⟨
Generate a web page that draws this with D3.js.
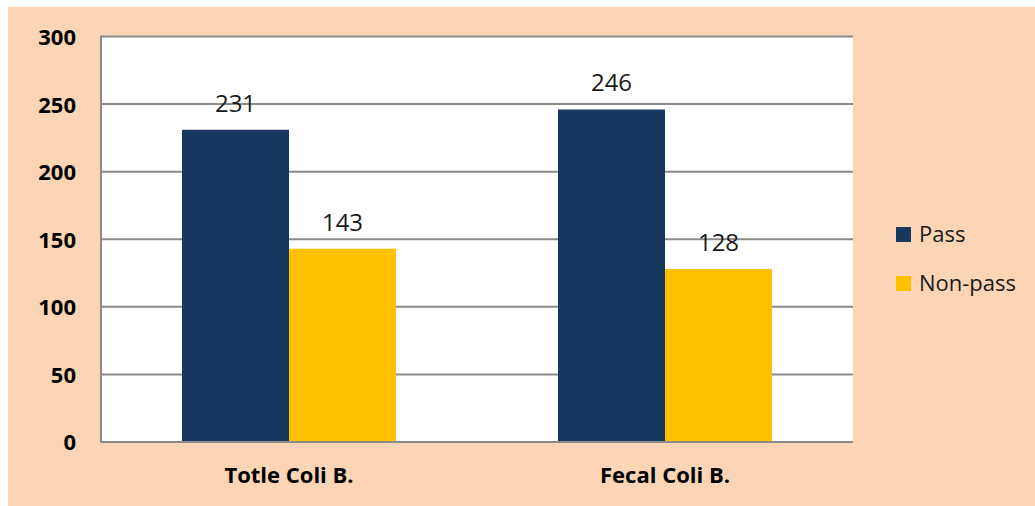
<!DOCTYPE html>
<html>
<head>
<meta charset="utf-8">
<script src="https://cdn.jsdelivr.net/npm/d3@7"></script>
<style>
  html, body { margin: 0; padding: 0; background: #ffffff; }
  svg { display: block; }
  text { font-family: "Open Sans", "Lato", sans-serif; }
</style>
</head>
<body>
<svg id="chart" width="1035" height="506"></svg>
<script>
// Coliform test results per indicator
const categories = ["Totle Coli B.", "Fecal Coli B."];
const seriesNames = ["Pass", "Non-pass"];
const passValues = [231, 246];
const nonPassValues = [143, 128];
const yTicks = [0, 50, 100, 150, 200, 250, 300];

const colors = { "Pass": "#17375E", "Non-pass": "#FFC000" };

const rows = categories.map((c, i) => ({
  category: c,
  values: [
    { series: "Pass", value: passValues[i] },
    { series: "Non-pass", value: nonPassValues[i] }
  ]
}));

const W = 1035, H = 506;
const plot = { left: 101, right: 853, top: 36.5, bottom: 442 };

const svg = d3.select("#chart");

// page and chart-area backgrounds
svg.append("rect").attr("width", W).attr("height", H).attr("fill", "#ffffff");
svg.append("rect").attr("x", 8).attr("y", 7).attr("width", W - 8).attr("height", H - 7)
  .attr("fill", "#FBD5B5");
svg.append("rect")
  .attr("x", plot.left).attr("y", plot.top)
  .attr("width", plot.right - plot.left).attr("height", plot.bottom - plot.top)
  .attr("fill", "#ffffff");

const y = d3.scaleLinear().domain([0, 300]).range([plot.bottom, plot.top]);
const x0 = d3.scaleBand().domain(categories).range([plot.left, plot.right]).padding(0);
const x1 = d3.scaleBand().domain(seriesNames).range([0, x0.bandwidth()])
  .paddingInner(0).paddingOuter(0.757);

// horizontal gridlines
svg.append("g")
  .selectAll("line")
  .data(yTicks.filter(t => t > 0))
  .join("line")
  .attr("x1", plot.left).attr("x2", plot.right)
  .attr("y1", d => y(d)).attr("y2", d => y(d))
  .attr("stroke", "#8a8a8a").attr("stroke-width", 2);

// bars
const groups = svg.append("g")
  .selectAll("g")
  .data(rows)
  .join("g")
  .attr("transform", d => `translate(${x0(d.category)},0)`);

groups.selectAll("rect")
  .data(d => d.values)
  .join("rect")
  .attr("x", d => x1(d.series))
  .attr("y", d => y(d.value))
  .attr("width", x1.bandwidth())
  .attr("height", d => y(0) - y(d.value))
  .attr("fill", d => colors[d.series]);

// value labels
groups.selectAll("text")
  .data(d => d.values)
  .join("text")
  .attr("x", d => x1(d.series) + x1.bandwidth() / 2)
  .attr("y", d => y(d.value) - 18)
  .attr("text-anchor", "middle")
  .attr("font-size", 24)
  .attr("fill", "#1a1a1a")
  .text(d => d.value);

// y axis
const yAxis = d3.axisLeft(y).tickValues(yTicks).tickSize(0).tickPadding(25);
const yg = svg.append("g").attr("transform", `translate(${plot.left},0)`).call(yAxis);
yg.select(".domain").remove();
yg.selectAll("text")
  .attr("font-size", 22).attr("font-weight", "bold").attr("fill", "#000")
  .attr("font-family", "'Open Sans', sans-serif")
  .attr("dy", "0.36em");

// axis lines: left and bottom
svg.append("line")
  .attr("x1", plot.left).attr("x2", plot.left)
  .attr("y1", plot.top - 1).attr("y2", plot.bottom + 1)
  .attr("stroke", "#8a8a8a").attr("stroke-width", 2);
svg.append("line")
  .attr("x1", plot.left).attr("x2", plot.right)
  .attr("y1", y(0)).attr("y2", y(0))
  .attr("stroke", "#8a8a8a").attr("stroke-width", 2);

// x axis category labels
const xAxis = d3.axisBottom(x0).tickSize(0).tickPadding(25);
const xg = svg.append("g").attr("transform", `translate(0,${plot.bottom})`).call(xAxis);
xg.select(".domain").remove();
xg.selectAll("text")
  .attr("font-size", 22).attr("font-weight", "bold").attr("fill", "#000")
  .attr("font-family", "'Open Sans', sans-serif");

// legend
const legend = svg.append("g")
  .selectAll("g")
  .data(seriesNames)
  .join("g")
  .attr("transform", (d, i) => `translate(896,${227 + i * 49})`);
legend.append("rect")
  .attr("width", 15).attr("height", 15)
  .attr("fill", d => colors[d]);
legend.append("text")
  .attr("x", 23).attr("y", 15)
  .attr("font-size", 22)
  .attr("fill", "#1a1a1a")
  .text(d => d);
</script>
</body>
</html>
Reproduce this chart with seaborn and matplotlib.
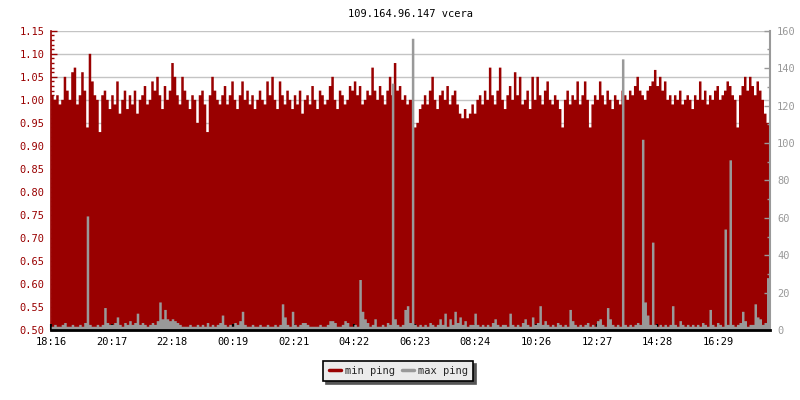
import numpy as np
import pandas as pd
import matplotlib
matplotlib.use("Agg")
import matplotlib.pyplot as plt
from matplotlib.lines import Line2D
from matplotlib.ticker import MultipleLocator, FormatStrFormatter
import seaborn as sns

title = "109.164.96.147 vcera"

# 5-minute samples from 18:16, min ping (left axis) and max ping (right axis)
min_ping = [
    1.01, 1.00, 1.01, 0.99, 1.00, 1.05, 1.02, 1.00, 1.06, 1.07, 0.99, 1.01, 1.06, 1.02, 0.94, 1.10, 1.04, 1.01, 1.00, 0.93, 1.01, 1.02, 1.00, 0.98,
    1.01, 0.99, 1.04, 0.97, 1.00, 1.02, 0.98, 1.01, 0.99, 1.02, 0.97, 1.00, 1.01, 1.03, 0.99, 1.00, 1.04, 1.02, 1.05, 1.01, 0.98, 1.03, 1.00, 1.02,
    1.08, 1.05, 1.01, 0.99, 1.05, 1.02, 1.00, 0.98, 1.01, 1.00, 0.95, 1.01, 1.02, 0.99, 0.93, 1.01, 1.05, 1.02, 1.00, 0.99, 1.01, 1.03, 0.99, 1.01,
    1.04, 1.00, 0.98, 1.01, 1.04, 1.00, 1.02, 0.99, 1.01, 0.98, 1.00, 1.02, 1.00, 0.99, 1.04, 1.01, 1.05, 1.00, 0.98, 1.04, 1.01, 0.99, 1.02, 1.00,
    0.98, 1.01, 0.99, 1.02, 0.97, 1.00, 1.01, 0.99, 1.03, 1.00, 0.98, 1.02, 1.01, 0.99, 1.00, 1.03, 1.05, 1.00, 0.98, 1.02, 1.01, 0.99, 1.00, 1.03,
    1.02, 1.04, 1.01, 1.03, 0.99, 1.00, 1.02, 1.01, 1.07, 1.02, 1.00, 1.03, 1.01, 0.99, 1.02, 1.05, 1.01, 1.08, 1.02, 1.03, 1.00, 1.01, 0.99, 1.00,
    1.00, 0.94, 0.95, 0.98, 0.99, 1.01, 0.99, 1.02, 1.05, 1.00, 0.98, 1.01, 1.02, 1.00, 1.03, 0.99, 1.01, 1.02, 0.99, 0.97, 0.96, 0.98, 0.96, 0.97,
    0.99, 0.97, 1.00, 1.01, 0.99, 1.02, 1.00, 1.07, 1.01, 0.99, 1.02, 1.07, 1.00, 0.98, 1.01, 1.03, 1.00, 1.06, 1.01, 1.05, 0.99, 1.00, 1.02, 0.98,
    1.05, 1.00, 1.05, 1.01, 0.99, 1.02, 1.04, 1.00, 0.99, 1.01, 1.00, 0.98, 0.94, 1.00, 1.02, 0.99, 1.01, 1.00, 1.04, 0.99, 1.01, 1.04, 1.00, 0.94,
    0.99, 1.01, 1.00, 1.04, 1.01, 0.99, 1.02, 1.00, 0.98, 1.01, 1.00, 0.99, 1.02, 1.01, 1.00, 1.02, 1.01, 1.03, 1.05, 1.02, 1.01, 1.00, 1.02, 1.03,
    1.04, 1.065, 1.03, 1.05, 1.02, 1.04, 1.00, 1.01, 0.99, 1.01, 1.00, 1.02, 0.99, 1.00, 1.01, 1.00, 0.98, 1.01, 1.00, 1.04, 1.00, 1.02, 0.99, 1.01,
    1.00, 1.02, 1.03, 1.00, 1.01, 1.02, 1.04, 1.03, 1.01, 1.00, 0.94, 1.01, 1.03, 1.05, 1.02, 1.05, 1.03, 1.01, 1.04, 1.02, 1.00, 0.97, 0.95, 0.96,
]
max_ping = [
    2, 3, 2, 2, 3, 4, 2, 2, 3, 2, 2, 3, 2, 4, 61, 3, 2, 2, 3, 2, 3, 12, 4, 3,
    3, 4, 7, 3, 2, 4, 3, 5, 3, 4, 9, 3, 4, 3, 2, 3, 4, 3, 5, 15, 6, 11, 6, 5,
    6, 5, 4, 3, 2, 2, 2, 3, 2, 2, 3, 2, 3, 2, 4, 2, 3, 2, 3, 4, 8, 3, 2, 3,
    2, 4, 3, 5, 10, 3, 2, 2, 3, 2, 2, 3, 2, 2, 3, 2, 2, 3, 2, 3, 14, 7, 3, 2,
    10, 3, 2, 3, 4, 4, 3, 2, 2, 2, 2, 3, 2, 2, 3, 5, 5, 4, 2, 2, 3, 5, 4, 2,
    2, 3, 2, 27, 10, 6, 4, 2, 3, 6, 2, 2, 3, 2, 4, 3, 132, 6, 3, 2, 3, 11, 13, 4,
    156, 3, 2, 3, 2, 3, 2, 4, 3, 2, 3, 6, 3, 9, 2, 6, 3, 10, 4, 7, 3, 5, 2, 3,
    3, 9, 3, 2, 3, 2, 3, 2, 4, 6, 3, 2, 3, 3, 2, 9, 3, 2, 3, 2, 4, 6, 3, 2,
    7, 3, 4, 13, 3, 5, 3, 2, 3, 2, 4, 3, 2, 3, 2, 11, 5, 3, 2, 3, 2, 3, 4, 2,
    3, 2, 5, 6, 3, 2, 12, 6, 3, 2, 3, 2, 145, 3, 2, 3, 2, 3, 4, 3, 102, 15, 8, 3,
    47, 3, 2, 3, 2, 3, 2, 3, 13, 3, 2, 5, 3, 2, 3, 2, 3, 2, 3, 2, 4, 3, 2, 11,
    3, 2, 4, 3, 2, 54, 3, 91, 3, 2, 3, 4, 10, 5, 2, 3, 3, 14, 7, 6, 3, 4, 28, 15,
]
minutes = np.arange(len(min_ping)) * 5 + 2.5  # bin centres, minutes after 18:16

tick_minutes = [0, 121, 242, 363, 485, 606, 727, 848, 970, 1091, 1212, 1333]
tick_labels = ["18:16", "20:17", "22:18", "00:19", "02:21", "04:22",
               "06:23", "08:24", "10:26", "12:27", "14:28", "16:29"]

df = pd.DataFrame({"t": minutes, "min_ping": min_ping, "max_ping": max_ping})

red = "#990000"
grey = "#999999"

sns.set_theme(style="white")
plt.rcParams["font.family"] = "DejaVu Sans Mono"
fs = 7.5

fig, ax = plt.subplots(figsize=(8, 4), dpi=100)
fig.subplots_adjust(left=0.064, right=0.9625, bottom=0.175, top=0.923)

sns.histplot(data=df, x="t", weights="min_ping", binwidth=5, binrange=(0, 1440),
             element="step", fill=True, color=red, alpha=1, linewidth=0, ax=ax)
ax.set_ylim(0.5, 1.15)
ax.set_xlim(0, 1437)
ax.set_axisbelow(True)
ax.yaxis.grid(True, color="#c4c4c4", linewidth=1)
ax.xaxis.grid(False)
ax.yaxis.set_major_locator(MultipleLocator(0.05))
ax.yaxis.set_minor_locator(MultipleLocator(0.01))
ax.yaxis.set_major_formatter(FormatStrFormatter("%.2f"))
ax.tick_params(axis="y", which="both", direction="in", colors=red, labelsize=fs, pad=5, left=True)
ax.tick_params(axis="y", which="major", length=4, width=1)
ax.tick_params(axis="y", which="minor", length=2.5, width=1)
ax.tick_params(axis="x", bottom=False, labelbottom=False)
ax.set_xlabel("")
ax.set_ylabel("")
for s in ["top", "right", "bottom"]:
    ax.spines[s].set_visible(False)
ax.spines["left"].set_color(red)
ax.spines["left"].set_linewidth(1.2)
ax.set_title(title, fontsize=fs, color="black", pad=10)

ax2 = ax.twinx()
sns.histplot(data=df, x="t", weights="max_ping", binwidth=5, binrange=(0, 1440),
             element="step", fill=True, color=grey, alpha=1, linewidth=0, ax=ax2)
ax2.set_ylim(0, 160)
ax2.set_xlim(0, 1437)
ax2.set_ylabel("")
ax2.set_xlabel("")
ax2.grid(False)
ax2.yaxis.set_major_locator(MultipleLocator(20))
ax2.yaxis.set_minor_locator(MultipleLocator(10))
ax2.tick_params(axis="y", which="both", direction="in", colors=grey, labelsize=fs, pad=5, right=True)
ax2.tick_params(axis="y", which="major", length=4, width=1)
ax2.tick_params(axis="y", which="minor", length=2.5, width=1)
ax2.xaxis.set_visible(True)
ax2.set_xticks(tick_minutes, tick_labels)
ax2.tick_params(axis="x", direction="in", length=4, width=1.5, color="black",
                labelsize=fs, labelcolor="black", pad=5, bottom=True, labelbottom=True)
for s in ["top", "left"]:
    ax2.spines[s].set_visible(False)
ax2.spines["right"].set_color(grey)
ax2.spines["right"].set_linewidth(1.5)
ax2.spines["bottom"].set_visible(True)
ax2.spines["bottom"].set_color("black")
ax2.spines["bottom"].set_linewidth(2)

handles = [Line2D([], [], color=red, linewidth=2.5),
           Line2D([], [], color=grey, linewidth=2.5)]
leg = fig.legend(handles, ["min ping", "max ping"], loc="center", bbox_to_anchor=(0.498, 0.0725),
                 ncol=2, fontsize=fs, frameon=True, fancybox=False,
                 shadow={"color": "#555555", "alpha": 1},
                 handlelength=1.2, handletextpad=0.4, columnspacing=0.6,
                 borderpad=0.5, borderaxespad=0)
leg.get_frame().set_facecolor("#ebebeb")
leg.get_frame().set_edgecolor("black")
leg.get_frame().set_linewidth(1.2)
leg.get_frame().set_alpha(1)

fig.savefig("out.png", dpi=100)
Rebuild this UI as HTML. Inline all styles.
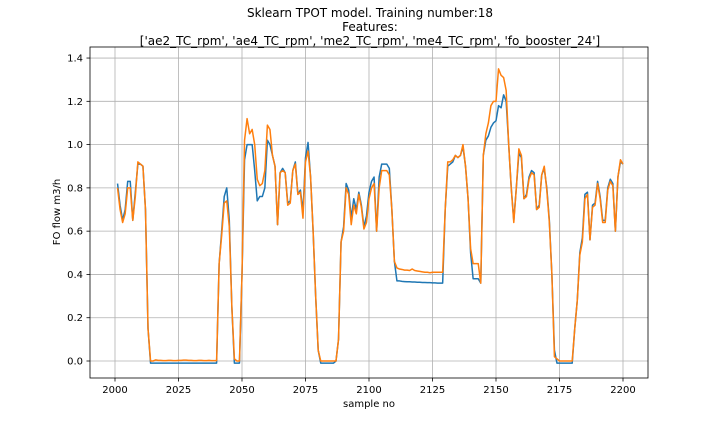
⟩
• GOAL
Repeat, word for word and with no pictures, only the lines running from the beginning of the data to the line that contains "36.5, bottom: 442".

• WORKED ANSWER
Generate a web page that draws this with D3.js.
<!DOCTYPE html>
<html>
<head>
<meta charset="utf-8">
<script src="https://cdn.jsdelivr.net/npm/d3@7"></script>
<style>
  html, body { margin: 0; padding: 0; background: #ffffff; }
  svg { display: block; }
  text { font-family: "Open Sans", "Lato", sans-serif; }
</style>
</head>
<body>
<svg id="chart" width="1035" height="506"></svg>
<script>
// Coliform test results per indicator
const categories = ["Totle Coli B.", "Fecal Coli B."];
const seriesNames = ["Pass", "Non-pass"];
const passValues = [231, 246];
const nonPassValues = [143, 128];
const yTicks = [0, 50, 100, 150, 200, 250, 300];

const colors = { "Pass": "#17375E", "Non-pass": "#FFC000" };

const rows = categories.map((c, i) => ({
  category: c,
  values: [
    { series: "Pass", value: passValues[i] },
    { series: "Non-pass", value: nonPassValues[i] }
  ]
}));

const W = 1035, H = 506;
const plot = { left: 101, right: 853, top: 36.5, bottom: 442 };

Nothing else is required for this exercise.